遺言は、死後の財産を「誰に」、「何を」渡すかを決めておくことができる制度です。その種類は、3種類ありますが、それぞれのメリットとデメリットは次のとおりです。
①自筆証書遺言
※メリット
- 自分1人で手軽に作成できる。
※デメリット
- 紛失・偽造のリスクが高い。
- 形式不備による無効のリスクが高い。
- 遺言者が亡くなった後、家庭裁判所の確認手続が必要となる(これを検認といいます。これには時間・手間・費用がかかります。)。
②公正証書遺言
※メリット
- 紛失・偽造のリスクがない。
- 家庭裁判所の検認が不要である。
※デメリット
- 公証役場で作成する必要があり、手数料(数万円~)が発生する。
③秘密証書遺言
※メリット
- 封をしている遺言書に公証役場の公証人がその封書に署名するので、偽造・変造のリスクがない。
※デメリット
- 公証人は、封をしている遺言の内容まで確認できないので、有効に成立しているかどうか、確認することができない。
- 公証役場の手数料が、11,000円発生する。
- 遺言書を保管するのは、公証役場ではなく、遺言者自身となるので、紛失のリスクがある。

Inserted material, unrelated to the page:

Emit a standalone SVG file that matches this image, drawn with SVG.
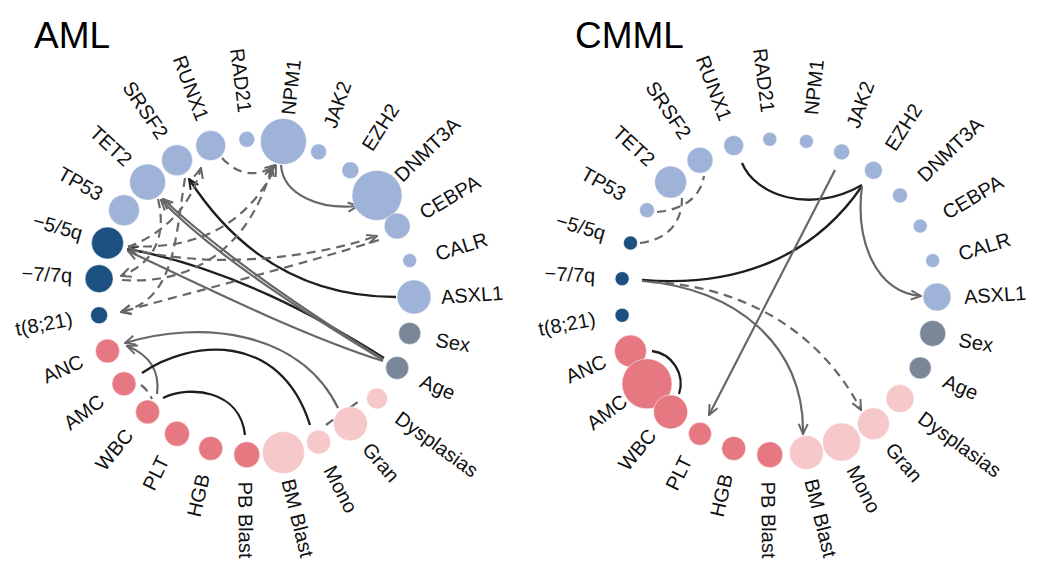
<svg xmlns="http://www.w3.org/2000/svg" width="1039" height="579" viewBox="0 0 1039 579">
<style>
.t{font-family:"Liberation Sans",Arial,sans-serif;font-size:20px;fill:#111;dominant-baseline:central}
.ttl{font-family:"Liberation Sans",Arial,sans-serif;font-size:37px;fill:#000}
.s{text-anchor:start}.e{text-anchor:end}
circle{stroke:#fff;stroke-width:1;stroke-opacity:.5}
.mu{fill:#9fb2d8}.cy{fill:#1c5080}.dm{fill:#7a8799}.bl{fill:#e67882}.lp{fill:#f6c8c9}
.ek{fill:none;stroke:#1e1e1e;stroke-width:2.3}
.eg{fill:none;stroke:#676767;stroke-width:2.2}
.ed{fill:none;stroke:#676767;stroke-width:2.2;stroke-dasharray:9 6}
</style>
<defs>
<marker id="ag" viewBox="0 0 12 12" refX="11" refY="6" markerWidth="12" markerHeight="12" markerUnits="userSpaceOnUse" orient="auto"><path d="M1,1.5 L11,6 L1,10.5" fill="none" stroke="#676767" stroke-width="2"/></marker>
<marker id="ak" viewBox="0 0 12 12" refX="11" refY="6" markerWidth="12" markerHeight="12" markerUnits="userSpaceOnUse" orient="auto"><path d="M1,1.5 L11,6 L1,10.5" fill="none" stroke="#1e1e1e" stroke-width="2"/></marker>
</defs>
<rect width="1039" height="579" fill="#fff"/>
<text class="ttl" x="34" y="48">AML</text>
<text class="ttl" x="575" y="48">CMML</text>

<g id="aml-edges">
<path class="eg" d="M281 165 C283 195 320 210 358 206" marker-end="url(#ag)"/>
<path class="ed" d="M222 158 C240 178 262 176 275 165" marker-end="url(#ag)"/>
<path class="ek" d="M396 297 C300 297 235 250 189 179" marker-end="url(#ak)"/>
<path class="ek" d="M384 358 C320 318 230 268 128 249" marker-end="url(#ak)"/>
<path class="eg" d="M383 361 C300 335 190 280 128 251" marker-end="url(#ag)"/>
<path class="eg" d="M383 359 C320 320 230 262 163 199" marker-end="url(#ag)"/>
<path class="eg" d="M383 360 C300 310 215 255 161 200" marker-end="url(#ag)"/>
<path class="eg" d="M338 408 C300 330 200 320 125 343" marker-end="url(#ag)"/>
<path class="eg" d="M157 394 C160 372 150 355 127 346" marker-end="url(#ag)"/>
<path class="ek" d="M142 373 C190 340 280 330 310 425"/>
<path class="ek" d="M163 398 C190 385 240 390 245 435"/>
<path class="ed" d="M141 385 Q148 390 152 399"/>
<path class="ed" d="M326 425 L362 399"/>
<path class="ed" d="M158 199 C168 240 150 265 121 276" marker-end="url(#ag)"/>
<path class="ed" d="M185 178 C175 240 175 300 121 312" marker-end="url(#ag)"/>
<path class="ed" d="M128 247 C160 235 190 210 201 168" marker-end="url(#ag)"/>
<path class="ed" d="M122 280 C190 285 250 250 272 166" marker-end="url(#ag)"/>
<path class="ed" d="M128 246 C190 250 245 230 276 166" marker-end="url(#ag)"/>
<path class="ed" d="M128 248 C200 268 300 262 377 236" marker-end="url(#ag)"/>
<path class="ed" d="M379 240 C300 265 200 290 121 312" marker-end="url(#ag)"/>
</g>

<g id="cmml-edges">
<path class="ed" d="M640 243 C665 240 682 225 682 198"/>
<path class="ed" d="M657 212 C680 210 700 200 704 176"/>
<path class="ek" d="M742 163 C755 195 810 215 862 185"/>
<path class="ek" d="M862 186 C815 255 740 288 642 280"/>
<path class="eg" d="M862 186 C855 240 875 292 921 296" marker-end="url(#ag)"/>
<path class="eg" d="M835 170 L709 415" marker-end="url(#ag)"/>
<path class="eg" d="M642 281 C735 288 805 345 803 434" marker-end="url(#ag)"/>
<path class="ed" d="M650 282 C740 285 820 330 861 410" marker-end="url(#ag)"/>
<path class="ek" d="M652 351 A33 33 0 0 1 679 394"/>
</g>

<g id="aml-ASXL1"><circle class="mu" cx="414" cy="297" r="17"/><text class="t s" transform="translate(441,297) rotate(-4)">ASXL1</text></g>
<g id="aml-Sex"><circle class="dm" cx="409.7" cy="333.4" r="11"/><text class="t s" transform="translate(436,339.6) rotate(9.3)">Sex</text></g>
<g id="aml-Age"><circle class="dm" cx="397.2" cy="367.9" r="11.5"/><text class="t s" transform="translate(421.3,380) rotate(22.7)">Age</text></g>
<g id="aml-Dysplasias"><circle class="lp" cx="377" cy="398.6" r="10.5"/><text class="t s" transform="translate(397.7,415.9) rotate(36)">Dysplasias</text></g>
<g id="aml-Gran"><circle class="lp" cx="350.4" cy="423.7" r="17"/><text class="t s" transform="translate(366.5,445.4) rotate(49.3)">Gran</text></g>
<g id="aml-Mono"><circle class="lp" cx="318.6" cy="442.1" r="12"/><text class="t s" transform="translate(329.3,466.9) rotate(62.7)">Mono</text></g>
<g id="aml-BMBlast"><circle class="lp" cx="283.4" cy="452.6" r="21"/><text class="t s" transform="translate(288.1,479.2) rotate(76)">BM Blast</text></g>
<g id="aml-PBBlast"><circle class="bl" cx="246.8" cy="454.7" r="13"/><text class="t s" transform="translate(245.2,481.7) rotate(89.3)">PB Blast</text></g>
<g id="aml-HGB"><circle class="bl" cx="210.7" cy="448.4" r="12"/><text class="t e" transform="translate(203,474.2) rotate(-77.3)">HGB</text></g>
<g id="aml-PLT"><circle class="bl" cx="177" cy="433.8" r="12.5"/><text class="t e" transform="translate(163.5,457.2) rotate(-64)">PLT</text></g>
<g id="aml-WBC"><circle class="bl" cx="147.6" cy="411.9" r="12"/><text class="t e" transform="translate(129,431.6) rotate(-50.7)">WBC</text></g>
<g id="aml-AMC"><circle class="bl" cx="124" cy="383.8" r="12"/><text class="t e" transform="translate(101.4,398.6) rotate(-37.3)">AMC</text></g>
<g id="aml-ANC"><circle class="bl" cx="107.5" cy="351" r="12"/><text class="t e" transform="translate(82.2,360.3) rotate(-24)">ANC</text></g>
<g id="aml-t821"><circle class="cy" cx="99.1" cy="315.3" r="8.5"/><text class="t e" transform="translate(72.2,318.5) rotate(-10.7)">t(8;21)</text></g>
<g id="aml-m7"><circle class="cy" cx="99.1" cy="278.7" r="14"/><text class="t e" transform="translate(72.2,275.5) rotate(2.7)">−7/7q</text></g>
<g id="aml-m5"><circle class="cy" cx="107.5" cy="243" r="16"/><text class="t e" transform="translate(82.2,233.7) rotate(16)">−5/5q</text></g>
<g id="aml-TP53"><circle class="mu" cx="124" cy="210.2" r="15.5"/><text class="t e" transform="translate(101.4,195.4) rotate(29.3)">TP53</text></g>
<g id="aml-TET2"><circle class="mu" cx="147.6" cy="182.1" r="18"/><text class="t e" transform="translate(129,162.4) rotate(42.7)">TET2</text></g>
<g id="aml-SRSF2"><circle class="mu" cx="177" cy="160.2" r="15.5"/><text class="t e" transform="translate(163.5,136.8) rotate(56)">SRSF2</text></g>
<g id="aml-RUNX1"><circle class="mu" cx="210.7" cy="145.6" r="15"/><text class="t e" transform="translate(203,119.8) rotate(69.3)">RUNX1</text></g>
<g id="aml-RAD21"><circle class="mu" cx="246.8" cy="139.3" r="8"/><text class="t e" transform="translate(245.2,112.3) rotate(82.7)">RAD21</text></g>
<g id="aml-NPM1"><circle class="mu" cx="283.4" cy="141.4" r="23"/><text class="t s" transform="translate(288.1,114.8) rotate(-84)">NPM1</text></g>
<g id="aml-JAK2"><circle class="mu" cx="318.6" cy="151.9" r="8"/><text class="t s" transform="translate(329.3,127.1) rotate(-70.7)">JAK2</text></g>
<g id="aml-EZH2"><circle class="mu" cx="350.4" cy="170.3" r="8.5"/><text class="t s" transform="translate(366.5,148.6) rotate(-57.3)">EZH2</text></g>
<g id="aml-DNMT3A"><circle class="mu" cx="377" cy="195.4" r="25"/><text class="t s" transform="translate(397.7,178.1) rotate(-44)">DNMT3A</text></g>
<g id="aml-CEBPA"><circle class="mu" cx="397.2" cy="226.1" r="13"/><text class="t s" transform="translate(421.3,214) rotate(-30.7)">CEBPA</text></g>
<g id="aml-CALR"><circle class="mu" cx="409.7" cy="260.6" r="7"/><text class="t s" transform="translate(436,254.4) rotate(-17.3)">CALR</text></g>

<g id="cmml-ASXL1"><circle class="mu" cx="937" cy="297" r="14"/><text class="t s" transform="translate(964,297) rotate(-4)">ASXL1</text></g>
<g id="cmml-Sex"><circle class="dm" cx="932.7" cy="333.4" r="13"/><text class="t s" transform="translate(959,339.6) rotate(9.3)">Sex</text></g>
<g id="cmml-Age"><circle class="dm" cx="920.2" cy="367.9" r="11"/><text class="t s" transform="translate(944.3,380) rotate(22.7)">Age</text></g>
<g id="cmml-Dysplasias"><circle class="lp" cx="900" cy="398.6" r="14"/><text class="t s" transform="translate(920.7,415.9) rotate(36)">Dysplasias</text></g>
<g id="cmml-Gran"><circle class="lp" cx="873.4" cy="423.7" r="16"/><text class="t s" transform="translate(889.5,445.4) rotate(49.3)">Gran</text></g>
<g id="cmml-Mono"><circle class="lp" cx="841.6" cy="442.1" r="19"/><text class="t s" transform="translate(852.3,466.9) rotate(62.7)">Mono</text></g>
<g id="cmml-BMBlast"><circle class="lp" cx="806.4" cy="452.6" r="17"/><text class="t s" transform="translate(811.1,479.2) rotate(76)">BM Blast</text></g>
<g id="cmml-PBBlast"><circle class="bl" cx="769.8" cy="454.7" r="13"/><text class="t s" transform="translate(768.2,481.7) rotate(89.3)">PB Blast</text></g>
<g id="cmml-HGB"><circle class="bl" cx="733.7" cy="448.4" r="12"/><text class="t e" transform="translate(726,474.2) rotate(-77.3)">HGB</text></g>
<g id="cmml-PLT"><circle class="bl" cx="700" cy="433.8" r="11.5"/><text class="t e" transform="translate(686.5,457.2) rotate(-64)">PLT</text></g>
<g id="cmml-ANC"><circle class="bl" cx="630.5" cy="351" r="16"/><text class="t e" transform="translate(605.2,360.3) rotate(-24)">ANC</text></g>
<g id="cmml-AMC"><circle class="bl" cx="647" cy="383.8" r="25"/><text class="t e" transform="translate(624.4,398.6) rotate(-37.3)">AMC</text></g>
<g id="cmml-WBC"><circle class="bl" cx="670.6" cy="411.9" r="17"/><text class="t e" transform="translate(652,431.6) rotate(-50.7)">WBC</text></g>
<g id="cmml-t821"><circle class="cy" cx="622.1" cy="315.3" r="7"/><text class="t e" transform="translate(595.2,318.5) rotate(-10.7)">t(8;21)</text></g>
<g id="cmml-m7"><circle class="cy" cx="622.1" cy="278.7" r="7"/><text class="t e" transform="translate(595.2,275.5) rotate(2.7)">−7/7q</text></g>
<g id="cmml-m5"><circle class="cy" cx="630.5" cy="243" r="7"/><text class="t e" transform="translate(605.2,233.7) rotate(16)">−5/5q</text></g>
<g id="cmml-TP53"><circle class="mu" cx="647" cy="210.2" r="7.5"/><text class="t e" transform="translate(624.4,195.4) rotate(29.3)">TP53</text></g>
<g id="cmml-TET2"><circle class="mu" cx="670.6" cy="182.1" r="16"/><text class="t e" transform="translate(652,162.4) rotate(42.7)">TET2</text></g>
<g id="cmml-SRSF2"><circle class="mu" cx="700" cy="160.2" r="13"/><text class="t e" transform="translate(686.5,136.8) rotate(56)">SRSF2</text></g>
<g id="cmml-RUNX1"><circle class="mu" cx="733.7" cy="145.6" r="10"/><text class="t e" transform="translate(726,119.8) rotate(69.3)">RUNX1</text></g>
<g id="cmml-RAD21"><circle class="mu" cx="769.8" cy="139.3" r="7"/><text class="t e" transform="translate(768.2,112.3) rotate(82.7)">RAD21</text></g>
<g id="cmml-NPM1"><circle class="mu" cx="806.4" cy="141.4" r="7"/><text class="t s" transform="translate(811.1,114.8) rotate(-84)">NPM1</text></g>
<g id="cmml-JAK2"><circle class="mu" cx="841.6" cy="151.9" r="8"/><text class="t s" transform="translate(852.3,127.1) rotate(-70.7)">JAK2</text></g>
<g id="cmml-EZH2"><circle class="mu" cx="873.4" cy="170.3" r="9"/><text class="t s" transform="translate(889.5,148.6) rotate(-57.3)">EZH2</text></g>
<g id="cmml-DNMT3A"><circle class="mu" cx="900" cy="195.4" r="7.5"/><text class="t s" transform="translate(920.7,178.1) rotate(-44)">DNMT3A</text></g>
<g id="cmml-CEBPA"><circle class="mu" cx="920.2" cy="226.1" r="7"/><text class="t s" transform="translate(944.3,214) rotate(-30.7)">CEBPA</text></g>
<g id="cmml-CALR"><circle class="mu" cx="932.7" cy="260.6" r="7"/><text class="t s" transform="translate(959,254.4) rotate(-17.3)">CALR</text></g>
</svg>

- 自筆証書遺言と同じく、遺言者が亡くなった後に家庭裁判所の検認(時間・手間・費用がかかる)が必要となる。
以上のことから、数万円からの費用はかかりますが、公正証書遺言が最も安全・確実で、かつ、結果として時間と手間が一番少ない遺言と言えます。
また、いずれの遺言を選択するかは、個々に応じて(家族関係や資産状況、実現したい内容など)、判断基準が異なることから、まずは司法書士などの専門家にご相談の上、進めていくことをお勧めします。